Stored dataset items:
■ ■ ■ ■ ■

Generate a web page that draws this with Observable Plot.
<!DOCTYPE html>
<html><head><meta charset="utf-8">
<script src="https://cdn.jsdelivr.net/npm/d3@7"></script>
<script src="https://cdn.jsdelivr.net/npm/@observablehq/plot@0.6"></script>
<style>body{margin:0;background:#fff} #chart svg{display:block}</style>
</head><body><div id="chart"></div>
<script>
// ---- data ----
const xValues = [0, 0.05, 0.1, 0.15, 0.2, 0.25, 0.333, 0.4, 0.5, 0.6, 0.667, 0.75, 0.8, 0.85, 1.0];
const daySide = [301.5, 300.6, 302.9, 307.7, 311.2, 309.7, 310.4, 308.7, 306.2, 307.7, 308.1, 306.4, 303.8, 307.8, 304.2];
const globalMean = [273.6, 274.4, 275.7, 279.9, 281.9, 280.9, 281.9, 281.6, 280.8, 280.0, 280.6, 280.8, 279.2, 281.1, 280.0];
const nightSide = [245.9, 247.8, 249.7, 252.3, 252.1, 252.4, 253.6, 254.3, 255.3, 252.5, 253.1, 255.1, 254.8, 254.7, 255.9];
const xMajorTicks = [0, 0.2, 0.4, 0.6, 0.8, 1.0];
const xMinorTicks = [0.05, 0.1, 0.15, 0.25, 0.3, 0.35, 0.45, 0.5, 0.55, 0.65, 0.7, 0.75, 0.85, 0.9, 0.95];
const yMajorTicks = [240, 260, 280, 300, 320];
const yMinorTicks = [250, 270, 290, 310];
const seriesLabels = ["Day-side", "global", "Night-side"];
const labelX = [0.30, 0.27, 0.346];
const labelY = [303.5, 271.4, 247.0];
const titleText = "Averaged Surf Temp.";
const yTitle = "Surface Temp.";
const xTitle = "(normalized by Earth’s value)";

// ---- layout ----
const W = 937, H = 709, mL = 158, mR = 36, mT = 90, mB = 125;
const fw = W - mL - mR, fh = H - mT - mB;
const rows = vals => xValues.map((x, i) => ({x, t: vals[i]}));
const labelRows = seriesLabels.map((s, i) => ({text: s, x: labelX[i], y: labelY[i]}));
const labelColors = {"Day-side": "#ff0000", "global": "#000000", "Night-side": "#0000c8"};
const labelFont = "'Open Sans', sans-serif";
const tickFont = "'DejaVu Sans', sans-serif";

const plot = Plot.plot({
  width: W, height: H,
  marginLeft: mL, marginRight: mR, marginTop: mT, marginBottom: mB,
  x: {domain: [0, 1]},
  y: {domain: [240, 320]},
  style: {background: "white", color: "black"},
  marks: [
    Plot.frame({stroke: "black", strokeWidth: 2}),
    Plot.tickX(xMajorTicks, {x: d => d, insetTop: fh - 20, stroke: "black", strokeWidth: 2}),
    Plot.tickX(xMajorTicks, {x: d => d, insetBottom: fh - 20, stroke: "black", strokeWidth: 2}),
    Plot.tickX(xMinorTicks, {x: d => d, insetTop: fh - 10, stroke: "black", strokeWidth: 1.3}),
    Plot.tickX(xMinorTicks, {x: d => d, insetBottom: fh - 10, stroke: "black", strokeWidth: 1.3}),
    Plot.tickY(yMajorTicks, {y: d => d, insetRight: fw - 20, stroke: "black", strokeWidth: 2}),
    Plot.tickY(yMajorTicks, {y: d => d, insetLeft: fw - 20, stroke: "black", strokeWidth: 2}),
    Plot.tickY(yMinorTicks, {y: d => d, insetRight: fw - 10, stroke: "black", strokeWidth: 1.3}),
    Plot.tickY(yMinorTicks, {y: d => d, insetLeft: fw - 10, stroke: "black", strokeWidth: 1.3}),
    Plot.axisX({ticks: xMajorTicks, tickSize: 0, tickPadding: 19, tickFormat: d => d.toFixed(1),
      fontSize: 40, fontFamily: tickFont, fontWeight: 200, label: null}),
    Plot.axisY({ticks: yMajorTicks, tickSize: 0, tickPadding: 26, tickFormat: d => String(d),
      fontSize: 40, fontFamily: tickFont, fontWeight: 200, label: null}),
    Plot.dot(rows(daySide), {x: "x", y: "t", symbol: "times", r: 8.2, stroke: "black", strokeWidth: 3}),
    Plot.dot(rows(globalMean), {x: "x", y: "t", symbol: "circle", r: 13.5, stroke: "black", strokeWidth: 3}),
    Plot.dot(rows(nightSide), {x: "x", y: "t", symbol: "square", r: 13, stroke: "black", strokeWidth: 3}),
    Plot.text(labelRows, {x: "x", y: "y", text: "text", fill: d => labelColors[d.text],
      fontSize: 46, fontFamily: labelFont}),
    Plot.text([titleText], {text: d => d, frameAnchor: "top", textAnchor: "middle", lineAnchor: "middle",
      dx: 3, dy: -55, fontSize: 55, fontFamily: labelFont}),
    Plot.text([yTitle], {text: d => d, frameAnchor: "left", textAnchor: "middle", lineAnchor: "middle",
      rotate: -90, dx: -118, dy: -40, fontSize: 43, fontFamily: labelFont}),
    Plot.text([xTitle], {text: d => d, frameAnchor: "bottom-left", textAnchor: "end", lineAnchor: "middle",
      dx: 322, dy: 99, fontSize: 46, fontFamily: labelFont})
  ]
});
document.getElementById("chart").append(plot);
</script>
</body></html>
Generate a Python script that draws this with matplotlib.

■ ■ ■ ■ ■

* [THE PROBLEM]:
Repeat the records above exactly, from the first line to the last.

* [EXERCISE RESULT]:
Generate a web page that draws this with Observable Plot.
<!DOCTYPE html>
<html><head><meta charset="utf-8">
<script src="https://cdn.jsdelivr.net/npm/d3@7"></script>
<script src="https://cdn.jsdelivr.net/npm/@observablehq/plot@0.6"></script>
<style>body{margin:0;background:#fff} #chart svg{display:block}</style>
</head><body><div id="chart"></div>
<script>
// ---- data ----
const xValues = [0, 0.05, 0.1, 0.15, 0.2, 0.25, 0.333, 0.4, 0.5, 0.6, 0.667, 0.75, 0.8, 0.85, 1.0];
const daySide = [301.5, 300.6, 302.9, 307.7, 311.2, 309.7, 310.4, 308.7, 306.2, 307.7, 308.1, 306.4, 303.8, 307.8, 304.2];
const globalMean = [273.6, 274.4, 275.7, 279.9, 281.9, 280.9, 281.9, 281.6, 280.8, 280.0, 280.6, 280.8, 279.2, 281.1, 280.0];
const nightSide = [245.9, 247.8, 249.7, 252.3, 252.1, 252.4, 253.6, 254.3, 255.3, 252.5, 253.1, 255.1, 254.8, 254.7, 255.9];
const xMajorTicks = [0, 0.2, 0.4, 0.6, 0.8, 1.0];
const xMinorTicks = [0.05, 0.1, 0.15, 0.25, 0.3, 0.35, 0.45, 0.5, 0.55, 0.65, 0.7, 0.75, 0.85, 0.9, 0.95];
const yMajorTicks = [240, 260, 280, 300, 320];
const yMinorTicks = [250, 270, 290, 310];
const seriesLabels = ["Day-side", "global", "Night-side"];
const labelX = [0.30, 0.27, 0.346];
const labelY = [303.5, 271.4, 247.0];
const titleText = "Averaged Surf Temp.";
const yTitle = "Surface Temp.";
const xTitle = "(normalized by Earth’s value)";

// ---- layout ----
const W = 937, H = 709, mL = 158, mR = 36, mT = 90, mB = 125;
const fw = W - mL - mR, fh = H - mT - mB;
const rows = vals => xValues.map((x, i) => ({x, t: vals[i]}));
const labelRows = seriesLabels.map((s, i) => ({text: s, x: labelX[i], y: labelY[i]}));
const labelColors = {"Day-side": "#ff0000", "global": "#000000", "Night-side": "#0000c8"};
const labelFont = "'Open Sans', sans-serif";
const tickFont = "'DejaVu Sans', sans-serif";

const plot = Plot.plot({
  width: W, height: H,
  marginLeft: mL, marginRight: mR, marginTop: mT, marginBottom: mB,
  x: {domain: [0, 1]},
  y: {domain: [240, 320]},
  style: {background: "white", color: "black"},
  marks: [
    Plot.frame({stroke: "black", strokeWidth: 2}),
    Plot.tickX(xMajorTicks, {x: d => d, insetTop: fh - 20, stroke: "black", strokeWidth: 2}),
    Plot.tickX(xMajorTicks, {x: d => d, insetBottom: fh - 20, stroke: "black", strokeWidth: 2}),
    Plot.tickX(xMinorTicks, {x: d => d, insetTop: fh - 10, stroke: "black", strokeWidth: 1.3}),
    Plot.tickX(xMinorTicks, {x: d => d, insetBottom: fh - 10, stroke: "black", strokeWidth: 1.3}),
    Plot.tickY(yMajorTicks, {y: d => d, insetRight: fw - 20, stroke: "black", strokeWidth: 2}),
    Plot.tickY(yMajorTicks, {y: d => d, insetLeft: fw - 20, stroke: "black", strokeWidth: 2}),
    Plot.tickY(yMinorTicks, {y: d => d, insetRight: fw - 10, stroke: "black", strokeWidth: 1.3}),
    Plot.tickY(yMinorTicks, {y: d => d, insetLeft: fw - 10, stroke: "black", strokeWidth: 1.3}),
    Plot.axisX({ticks: xMajorTicks, tickSize: 0, tickPadding: 19, tickFormat: d => d.toFixed(1),
      fontSize: 40, fontFamily: tickFont, fontWeight: 200, label: null}),
    Plot.axisY({ticks: yMajorTicks, tickSize: 0, tickPadding: 26, tickFormat: d => String(d),
      fontSize: 40, fontFamily: tickFont, fontWeight: 200, label: null}),
    Plot.dot(rows(daySide), {x: "x", y: "t", symbol: "times", r: 8.2, stroke: "black", strokeWidth: 3}),
    Plot.dot(rows(globalMean), {x: "x", y: "t", symbol: "circle", r: 13.5, stroke: "black", strokeWidth: 3}),
    Plot.dot(rows(nightSide), {x: "x", y: "t", symbol: "square", r: 13, stroke: "black", strokeWidth: 3}),
    Plot.text(labelRows, {x: "x", y: "y", text: "text", fill: d => labelColors[d.text],
      fontSize: 46, fontFamily: labelFont}),
    Plot.text([titleText], {text: d => d, frameAnchor: "top", textAnchor: "middle", lineAnchor: "middle",
      dx: 3, dy: -55, fontSize: 55, fontFamily: labelFont}),
    Plot.text([yTitle], {text: d => d, frameAnchor: "left", textAnchor: "middle", lineAnchor: "middle",
      rotate: -90, dx: -118, dy: -40, fontSize: 43, fontFamily: labelFont}),
    Plot.text([xTitle], {text: d => d, frameAnchor: "bottom-left", textAnchor: "end", lineAnchor: "middle",
      dx: 322, dy: 99, fontSize: 46, fontFamily: labelFont})
  ]
});
document.getElementById("chart").append(plot);
</script>
</body></html>
Generate a Python script that draws this with matplotlib.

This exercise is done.